Karan Bali, who began researching his film in 2008, scanned scholars, historians, filmmakers, even C.M. Muthu, a make-up man who worked with Dungan when he was 14, to talk about the filmmaker. Rare clips from the making of his films — Sathi Leelavathi, Seemanthani, Two Brothers, which he edited himself, and from Dungan’s films Ambikapathy, Sakuntalai, Meera, also made in Hindi later, Ponmudi and Manthiri Kumari are so lucid and clear that these appear to have been shot and developed yesterday.

Noted Tamil film historian S. Theodore Baskaran, who gave Bali a lead to Dungan’s autobiography co-written with Barbara Smik, A Guide to Adventure, published in 2001, the year Dungan died, In Mumbai, fellow filmmaker Shivendra Singh Dungarpur wangled a copy of the book. Bali got access to it. "A Guide to Adventure filled me up on the gaps in Dungan’s life and in particular, his Indian years. And what a life it was! He came to India when wealthy Indian student at USC, M.L. Tandon, invited him and another student, Michael Omalev, to India as his parents were building a studio for him to make films. Dungan was still to complete his last semester at USC, when he and Omalev set sail for India. They set foot in Bombay on February 25, 1935, intending to stay for about six months to a year, only to find that Tandon’s production plans had collapsed. However, Tandon was directing a Tamil film Bhakt Nandanar, which he was to shoot in Calcutta. So Dungan and Omalev subsequently joined Tandon in Calcutta, and even did some second unit photography for the film."

An American in Madras, while essaying the life of an American still photographer and filmmaker, evolves into a moving celluloid statement on the creative challenges this man took. Bali has designed the graphics against the backdrop of what looks like ancient parchment paper to underscore the archival quality of its subject.

"He gave Indian folk traditions and rituals a western perspective," says Uma Vangal, a filmmaker and film scholar. "He tried to take away the theatricality that was a characteristic feature of old Tamil films," says Theodore Baskaran. Film actor and film historian Mohan V. Raman says that the colour of his skin and the "Hollywood" tag gave him an edge in the industry helping him overcome blocks.

The film underscores Dungan’s technical innovations.
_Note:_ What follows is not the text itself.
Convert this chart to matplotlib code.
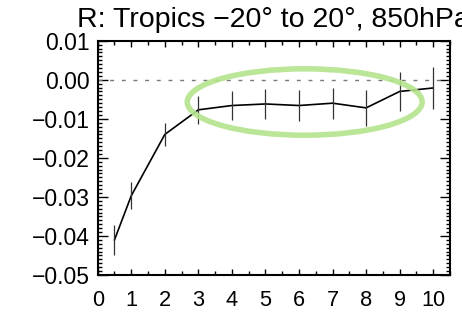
import matplotlib.pyplot as plt
from matplotlib.patches import Ellipse
from matplotlib.ticker import MultipleLocator

plt.rcParams['font.family'] = ['Liberation Sans', 'DejaVu Sans']

# 数据
lags = [0.5, 1, 2, 3, 4, 5, 6, 7, 8, 9, 10]
r_mean = [-0.041, -0.0297, -0.014, -0.0077, -0.0066, -0.0062, -0.0066, -0.006, -0.0072, -0.003, -0.0021]
r_err = [0.0038, 0.0034, 0.003, 0.0036, 0.0038, 0.0038, 0.004, 0.004, 0.0047, 0.005, 0.0053]
x_ticks = [0, 1, 2, 3, 4, 5, 6, 7, 8, 9, 10]
y_ticks = [0.01, 0.0, -0.01, -0.02, -0.03, -0.04, -0.05]
title = "R: Tropics \u221220\u00b0 to 20\u00b0, 850hPa"

fig = plt.figure(figsize=(4.62, 3.17), dpi=100)
ax = fig.add_axes([0.2115, 0.1325, 0.7625, 0.7391])

# 零线
ax.axhline(0, color='#777777', lw=1.0, dashes=(2.8, 5.6))

# 曲线和误差棒
ax.plot(lags, r_mean, color='black', lw=1.2, zorder=3)
ax.errorbar(lags, r_mean, yerr=r_err, fmt='none', ecolor='#333333', elinewidth=0.9, capsize=0, zorder=3)

# 绿色椭圆
ell = Ellipse((6.17, -0.0057), width=7.0, height=0.017, fill=False,
              edgecolor='#b5e48c', lw=4, alpha=0.9, zorder=4)
ax.add_patch(ell)

ax.set_xlim(0, 10.5)
ax.set_ylim(-0.05, 0.01)
ax.set_xticks(x_ticks)
ax.set_yticks(y_ticks)
ax.set_yticklabels([('%.2f' % v).replace('-', '\u2212') for v in y_ticks])
ax.xaxis.set_minor_locator(MultipleLocator(0.5))
ax.yaxis.set_minor_locator(MultipleLocator(0.001))
ax.tick_params(which='both', direction='in', top=True, right=True, width=1)
ax.tick_params(axis='x', which='major', length=4, pad=11, labelsize=15.7)
ax.tick_params(axis='y', which='major', length=7, pad=5.5, labelsize=16.5)
ax.tick_params(which='minor', length=3)
for s in ax.spines.values():
    s.set_linewidth(1.5)

ax.set_title(title, fontsize=20.5, pad=10)

plt.savefig('out.png', dpi=100)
The ‘Dungan track’ and the ‘Dungan trolley’ were his inventions and these names carried over for more than a decade after he left India. He converted the carrier of his Dodge car to a platform so he could mount the camera on it and take moving shots! He had the script translated into English, divided into two halves, one side for the dialogue and the other for action and he would use that to break that down into shots and then shoot only after proper planning, extensive rehearsals and blocking of scenes. In Meera, regarded by Dungan himself as his finest film, he got a bust of its star, M.S. Subbulakshmi made, and he and cinematographer Jiten Banerjee did elaborate lighting tests on it to device a lighting scheme for her to look ethereal in the film. And she does look ethereal in the film!

"I have kept the documentary, about 80 minutes long, simple and classical, its structure linear." And this turns the film into an exciting journey back to the past.